*WHAT THE TASK REQUIRES*. Collect from the data below each line with "chart".

*RECORDED DATA*.
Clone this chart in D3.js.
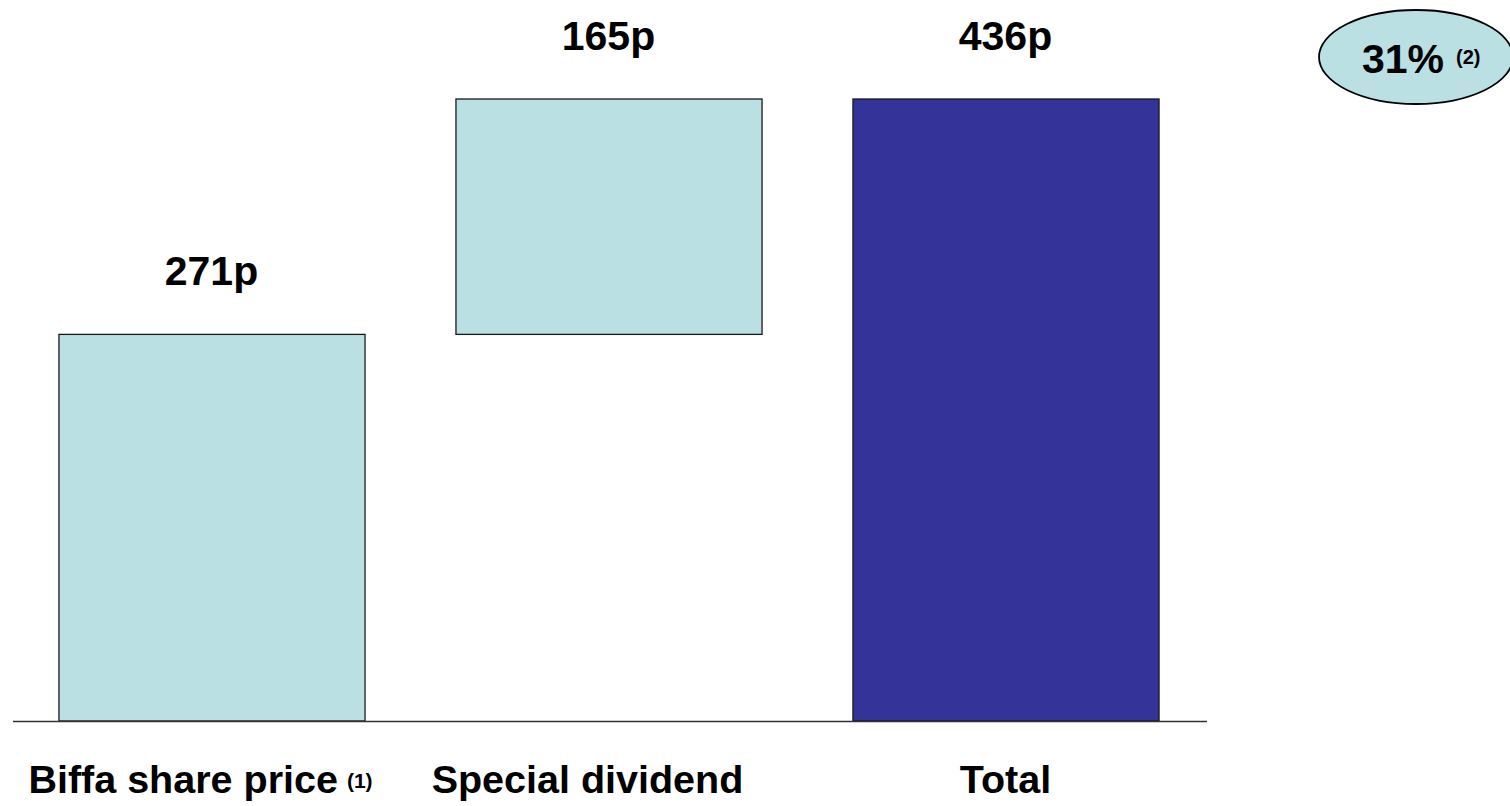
<!DOCTYPE html>
<html>
<head>
<meta charset="utf-8">
<script src="https://cdn.jsdelivr.net/npm/d3@7"></script>
<style>
  html, body { margin: 0; padding: 0; background: #fff; }
  svg { display: block; }
  text { font-family: Arial, "Liberation Sans", Helvetica, sans-serif; font-weight: bold; fill: #000; }
</style>
</head>
<body>
<svg id="chart" width="1510" height="806"></svg>
<script>
// ---- data ----
const categories = ["Biffa share price", "Special dividend", "Total"];
const footnotes = ["(1)", "", ""];
const starts = [0, 271, 0];
const values = [271, 165, 436];
const valueLabels = ["271p", "165p", "436p"];
const kinds = ["step", "step", "total"];
const badgeText = "31%";
const badgeNote = "(2)";

// ---- layout ----
const svg = d3.select("#chart");
const baseY = 721;
const topY = 99;

const x = d3.scaleBand()
  .domain(categories)
  .range([13, 1204])
  .paddingInner(0.229)
  .paddingOuter(0.1145);

const y = d3.scaleLinear()
  .domain([0, d3.max(values.map((v, i) => v + starts[i]))])
  .range([baseY, topY]);

const colors = { step: "#BAE0E3", total: "#333399" };

const rows = categories.map((c, i) => ({
  cat: c, start: starts[i], value: values[i], label: valueLabels[i],
  note: footnotes[i], kind: kinds[i]
}));

// bars
svg.append("g").selectAll("rect")
  .data(rows)
  .join("rect")
  .attr("x", d => x(d.cat) + 0.5)
  .attr("y", d => y(d.start + d.value))
  .attr("width", x.bandwidth())
  .attr("height", d => y(d.start) - y(d.start + d.value))
  .attr("fill", d => colors[d.kind])
  .attr("stroke", "#1a1a1a")
  .attr("stroke-width", 1.3);

// baseline axis
const axis = d3.axisBottom(x).tickSize(0).tickFormat("");
const gAxis = svg.append("g").attr("transform", `translate(0,${baseY})`).call(axis);
gAxis.select(".domain").remove();
gAxis.append("line")
  .attr("x1", 13).attr("x2", 1207)
  .attr("y1", 0.5).attr("y2", 0.5)
  .attr("stroke", "#333").attr("stroke-width", 1.5);

// value labels
svg.append("g").selectAll("text")
  .data(rows)
  .join("text")
  .attr("x", d => x(d.cat) + x.bandwidth() / 2)
  .attr("y", d => y(d.start + d.value) - 49)
  .attr("text-anchor", "middle")
  .attr("font-size", 41)
  .text(d => d.label);

// category labels
const labelShift = [-11, -21, 0];
const catG = svg.append("g");
rows.forEach((d, i) => {
  const t = catG.append("text")
    .attr("x", x(d.cat) + x.bandwidth() / 2 + labelShift[i])
    .attr("y", 793)
    .attr("text-anchor", "middle")
    .attr("font-size", 39.5);
  t.append("tspan").text(d.cat);
  if (d.note) {
    t.append("tspan").attr("font-size", 21).attr("dx", 9).attr("dy", -5).text(d.note);
  }
});

// badge ellipse
const badge = svg.append("g");
badge.append("ellipse")
  .attr("cx", 1416).attr("cy", 57)
  .attr("rx", 97).attr("ry", 47)
  .attr("fill", "#BAE0E3")
  .attr("stroke", "#000")
  .attr("stroke-width", 1.8);
const bt = badge.append("text")
  .attr("x", 1362).attr("y", 73)
  .attr("font-size", 41);
bt.append("tspan").text(badgeText);
bt.append("tspan").attr("font-size", 20).attr("dx", 12).attr("dy", -9).text(badgeNote);
</script>
</body>
</html>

*RESULT*.
Clone this chart in D3.js.
<svg id="chart" width="1510" height="806"></svg>
const svg = d3.select("#chart");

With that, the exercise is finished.